» **Exercise prompt**:
Write out the data again exactly, skipping every picture.

» **Data listing**:
- - -

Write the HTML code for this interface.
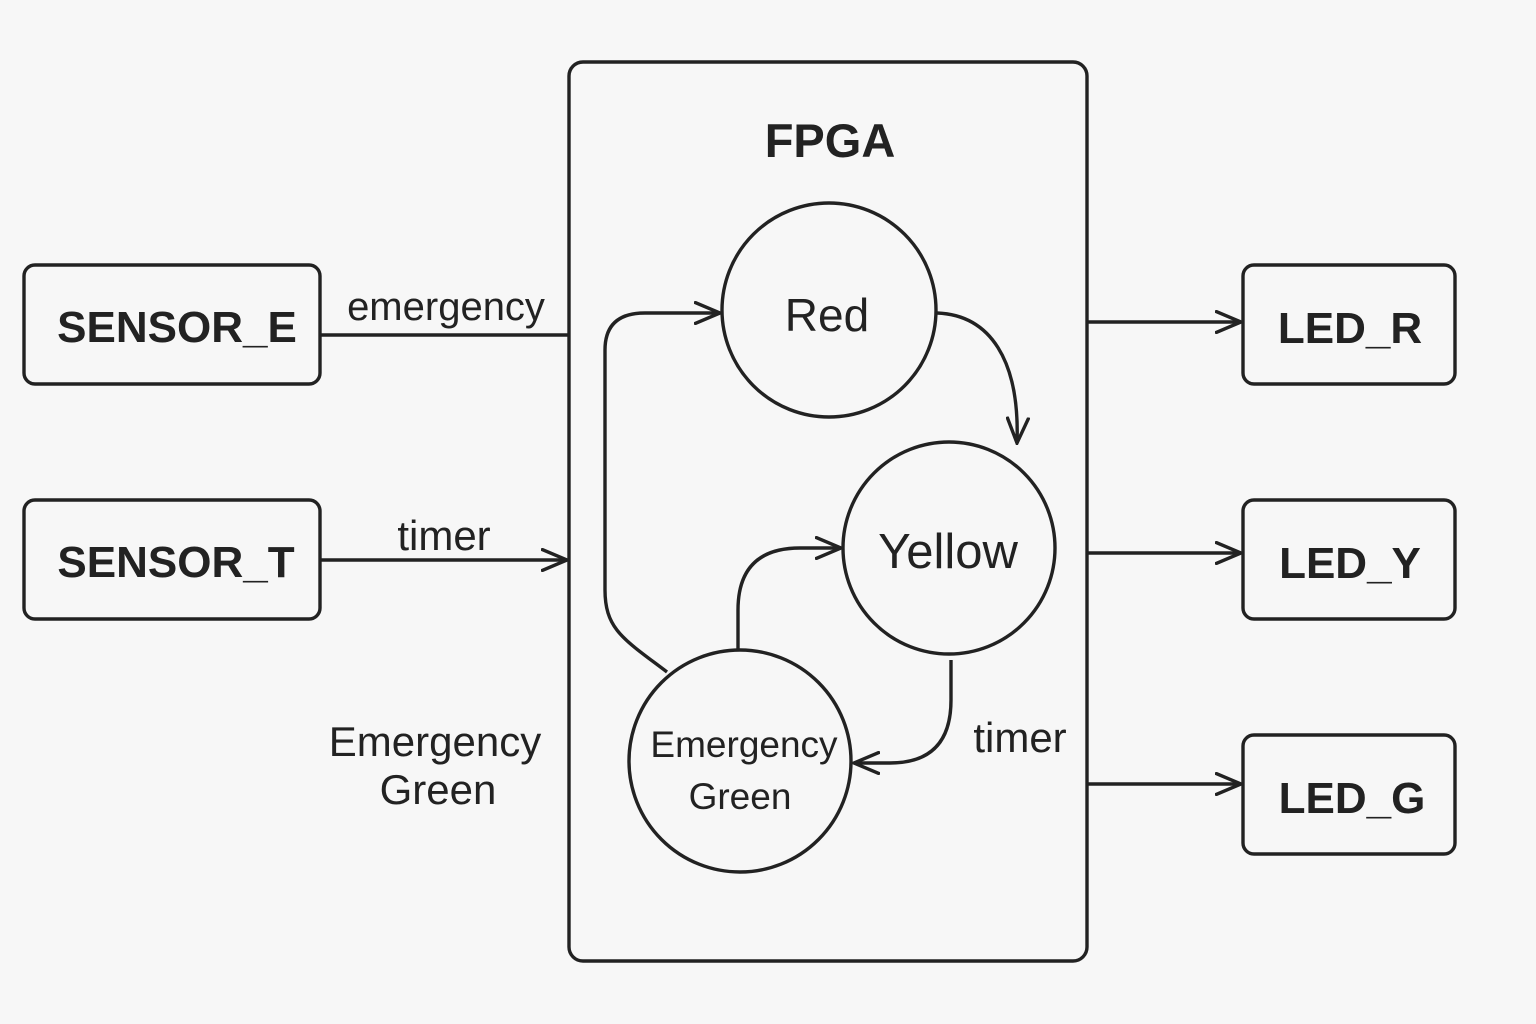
<!DOCTYPE html>
<html><head><meta charset="utf-8"><style>
html,body{margin:0;padding:0;background:#f7f7f7;}
svg{display:block;}
text{font-family:"Liberation Sans",sans-serif;fill:#222;}
</style></head><body>
<svg width="1536" height="1024" viewBox="0 0 1536 1024" xmlns="http://www.w3.org/2000/svg">
<defs>
<marker id="b" markerWidth="28" markerHeight="24" refX="26" refY="12" orient="auto" markerUnits="userSpaceOnUse" viewBox="0 0 28 24">
<path d="M0,1 L26,12 L0,23" fill="none" stroke="#222" stroke-width="3.4"/>
</marker>
</defs>
<g fill="none" stroke="#222" stroke-width="3.4">
<rect x="24" y="265" width="296" height="119" rx="11"/>
<rect x="24" y="500" width="296" height="119" rx="11"/>
<rect x="1243" y="265" width="212" height="119" rx="11"/>
<rect x="1243" y="500" width="212" height="119" rx="11"/>
<rect x="1243" y="735" width="212" height="119" rx="11"/>
<rect x="569" y="62" width="518" height="899" rx="14"/>
<circle cx="829" cy="310" r="107"/>
<circle cx="949" cy="548" r="106"/>
<circle cx="740" cy="761" r="111"/>
<line x1="320" y1="335" x2="569" y2="335"/>
<line x1="320" y1="560" x2="567" y2="560" marker-end="url(#b)"/>
<line x1="1087" y1="322" x2="1241" y2="322" marker-end="url(#b)"/>
<line x1="1087" y1="553" x2="1241" y2="553" marker-end="url(#b)"/>
<line x1="1087" y1="784" x2="1241" y2="784" marker-end="url(#b)"/>
<path d="M937,313 C990,315 1020,360 1017,443" marker-end="url(#b)"/>
<path d="M667,672 C625,640 605,630 605,590 L605,350 Q605,313 645,313 L720,313" marker-end="url(#b)"/>
<path d="M738,650 L738,610 Q738,548 800,548 L841,548" marker-end="url(#b)"/>
<path d="M951,660 L951,700 Q951,763 890,763 L854,763" marker-end="url(#b)"/>
</g>
<g font-weight="bold" font-size="44" text-anchor="middle">
<text x="177" y="342">SENSOR_E</text>
<text x="176" y="577">SENSOR_T</text>
<text x="1350" y="343">LED_R</text>
<text x="1350" y="578">LED_Y</text>
<text x="1352" y="813">LED_G</text>
<text x="830" y="157" font-size="47">FPGA</text>
</g>
<g font-size="40" text-anchor="middle">
<text x="446" y="320">emergency</text>
<text x="444" y="550" font-size="42">timer</text>
<text x="435" y="756" font-size="42">Emergency</text>
<text x="438" y="804" font-size="42">Green</text>
<text x="1020" y="752" font-size="42">timer</text>
<text x="827" y="331" font-size="46">Red</text>
<text x="948" y="568" font-size="49">Yellow</text>
<text x="744" y="757" font-size="37">Emergency</text>
<text x="740" y="809" font-size="37">Green</text>
</g>
</svg>
</body></html>
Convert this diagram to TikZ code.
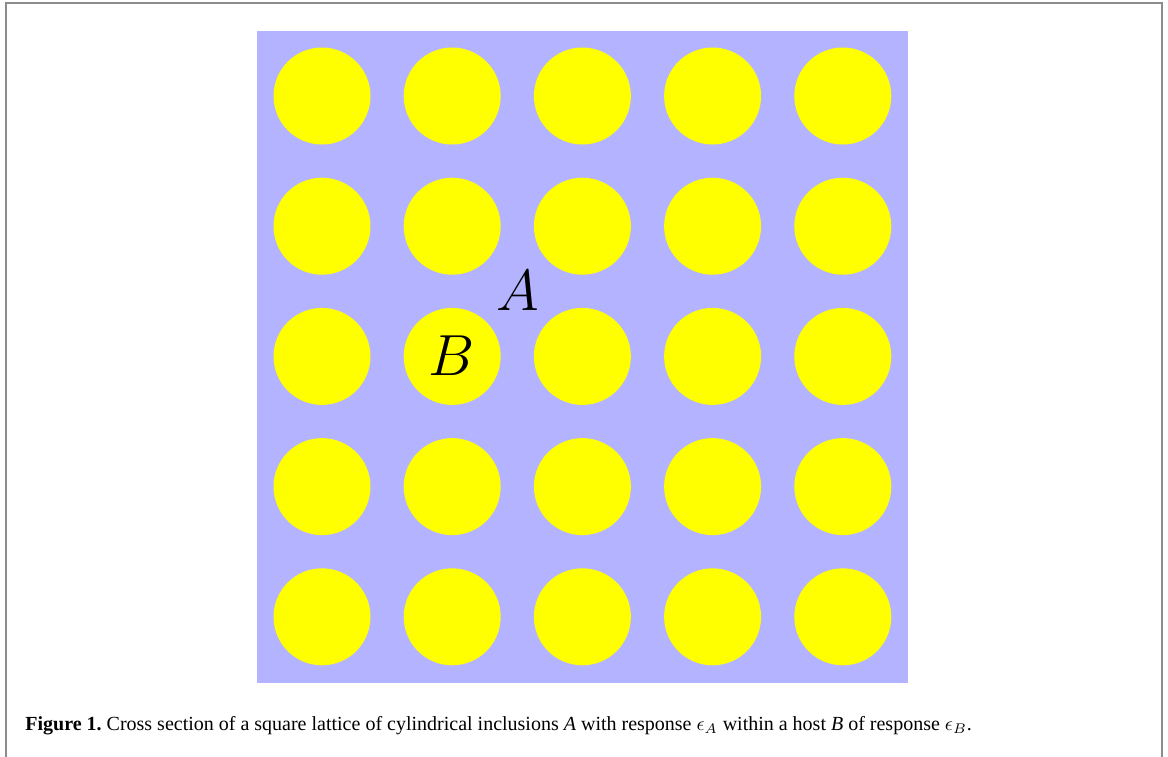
\documentclass[tikz,border=0pt]{standalone}
\usepackage{fix-cm}
\usepackage{fontspec}
\setmainfont{Liberation Serif}
\frenchspacing

\definecolor{hostblue}{HTML}{B3B3FF}
\definecolor{rodyellow}{HTML}{FFFF00}

\begin{document}
\begin{tikzpicture}[x=0.5pt,y=-0.5pt]
    \useasboundingbox (0,0) rectangle (1168,756);
    \draw[line width=1pt,gray!90] (6,770) -- (6,3) -- (1162,3) -- (1162,770);

    % host B with the rods A
    \fill[hostblue] (257,31) rectangle (908,683);
    \foreach \i in {0,...,4}
        \foreach \j in {0,...,4}
            \node[circle,fill=rodyellow,inner sep=0pt,minimum size=48.5pt] (rod\i\j) at (322+130.2*\i,96+130.2*\j) {};

    \node (labA) at (518,291) {\fontsize{29}{30}\selectfont $A$};
    \node (labB) at (452,356) {\fontsize{29}{30}\selectfont $B$};

    \node[anchor=base west,inner sep=0pt] (caption) at (25,730) {\fontsize{10}{12}\selectfont \textbf{Figure 1.} Cross section of a square lattice of cylindrical inclusions \textit{A} with response $\epsilon_A$ within a host \textit{B} of response $\epsilon_B$.};
\end{tikzpicture}
\end{document}
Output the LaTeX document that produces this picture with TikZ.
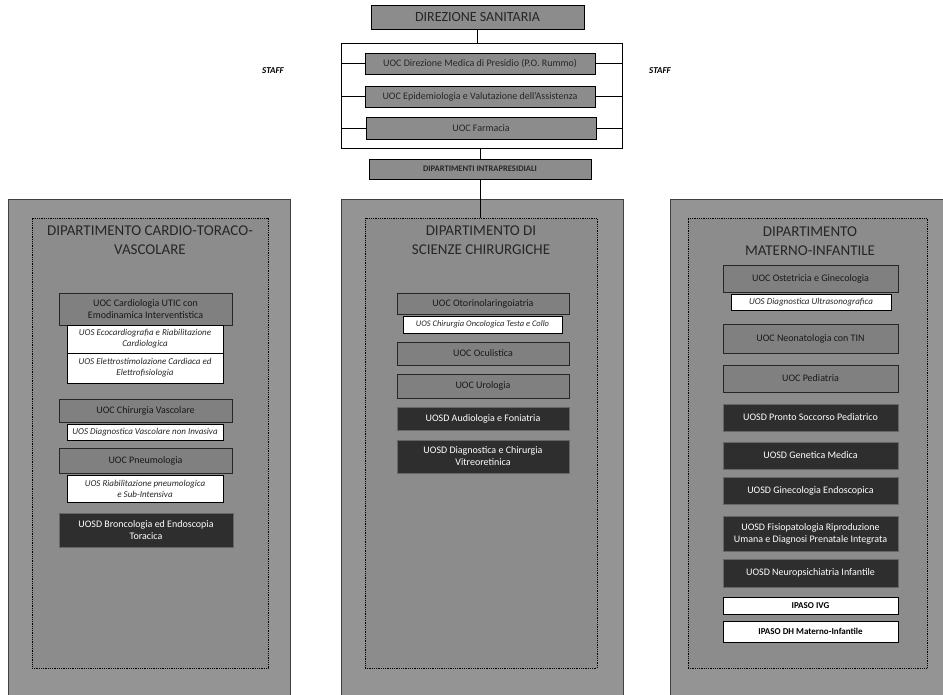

- - -

» **Task solution**:
Write the HTML code for this interface.
<!DOCTYPE html>
<html><head><meta charset="utf-8"><style>
html,body{margin:0;padding:0;background:#f7f7f7;}
svg{display:block;}
text{font-family:"Liberation Sans",sans-serif;fill:#222;}
</style></head><body>
<svg width="1536" height="1024" viewBox="0 0 1536 1024" xmlns="http://www.w3.org/2000/svg">
<defs>
<marker id="b" markerWidth="28" markerHeight="24" refX="26" refY="12" orient="auto" markerUnits="userSpaceOnUse" viewBox="0 0 28 24">
<path d="M0,1 L26,12 L0,23" fill="none" stroke="#222" stroke-width="3.4"/>
</marker>
</defs>
<g fill="none" stroke="#222" stroke-width="3.4">
<rect x="24" y="265" width="296" height="119" rx="11"/>
<rect x="24" y="500" width="296" height="119" rx="11"/>
<rect x="1243" y="265" width="212" height="119" rx="11"/>
<rect x="1243" y="500" width="212" height="119" rx="11"/>
<rect x="1243" y="735" width="212" height="119" rx="11"/>
<rect x="569" y="62" width="518" height="899" rx="14"/>
<circle cx="829" cy="310" r="107"/>
<circle cx="949" cy="548" r="106"/>
<circle cx="740" cy="761" r="111"/>
<line x1="320" y1="335" x2="569" y2="335"/>
<line x1="320" y1="560" x2="567" y2="560" marker-end="url(#b)"/>
<line x1="1087" y1="322" x2="1241" y2="322" marker-end="url(#b)"/>
<line x1="1087" y1="553" x2="1241" y2="553" marker-end="url(#b)"/>
<line x1="1087" y1="784" x2="1241" y2="784" marker-end="url(#b)"/>
<path d="M937,313 C990,315 1020,360 1017,443" marker-end="url(#b)"/>
<path d="M667,672 C625,640 605,630 605,590 L605,350 Q605,313 645,313 L720,313" marker-end="url(#b)"/>
<path d="M738,650 L738,610 Q738,548 800,548 L841,548" marker-end="url(#b)"/>
<path d="M951,660 L951,700 Q951,763 890,763 L854,763" marker-end="url(#b)"/>
</g>
<g font-weight="bold" font-size="44" text-anchor="middle">
<text x="177" y="342">SENSOR_E</text>
<text x="176" y="577">SENSOR_T</text>
<text x="1350" y="343">LED_R</text>
<text x="1350" y="578">LED_Y</text>
<text x="1352" y="813">LED_G</text>
<text x="830" y="157" font-size="47">FPGA</text>
</g>
<g font-size="40" text-anchor="middle">
<text x="446" y="320">emergency</text>
<text x="444" y="550" font-size="42">timer</text>
<text x="435" y="756" font-size="42">Emergency</text>
<text x="438" y="804" font-size="42">Green</text>
<text x="1020" y="752" font-size="42">timer</text>
<text x="827" y="331" font-size="46">Red</text>
<text x="948" y="568" font-size="49">Yellow</text>
<text x="744" y="757" font-size="37">Emergency</text>
<text x="740" y="809" font-size="37">Green</text>
</g>
</svg>
</body></html>
Convert this diagram to TikZ code.
\documentclass[tikz,border=0pt]{standalone}
\usepackage{fix-cm}
\usepackage{fontspec}
\setmainfont{Liberation Serif}
\frenchspacing

\definecolor{hostblue}{HTML}{B3B3FF}
\definecolor{rodyellow}{HTML}{FFFF00}

\begin{document}
\begin{tikzpicture}[x=0.5pt,y=-0.5pt]
    \useasboundingbox (0,0) rectangle (1168,756);
    \draw[line width=1pt,gray!90] (6,770) -- (6,3) -- (1162,3) -- (1162,770);

    % host B with the rods A
    \fill[hostblue] (257,31) rectangle (908,683);
    \foreach \i in {0,...,4}
        \foreach \j in {0,...,4}
            \node[circle,fill=rodyellow,inner sep=0pt,minimum size=48.5pt] (rod\i\j) at (322+130.2*\i,96+130.2*\j) {};

    \node (labA) at (518,291) {\fontsize{29}{30}\selectfont $A$};
    \node (labB) at (452,356) {\fontsize{29}{30}\selectfont $B$};

    \node[anchor=base west,inner sep=0pt] (caption) at (25,730) {\fontsize{10}{12}\selectfont \textbf{Figure 1.} Cross section of a square lattice of cylindrical inclusions \textit{A} with response $\epsilon_A$ within a host \textit{B} of response $\epsilon_B$.};
\end{tikzpicture}
\end{document}
Output the LaTeX document that produces this picture with TikZ.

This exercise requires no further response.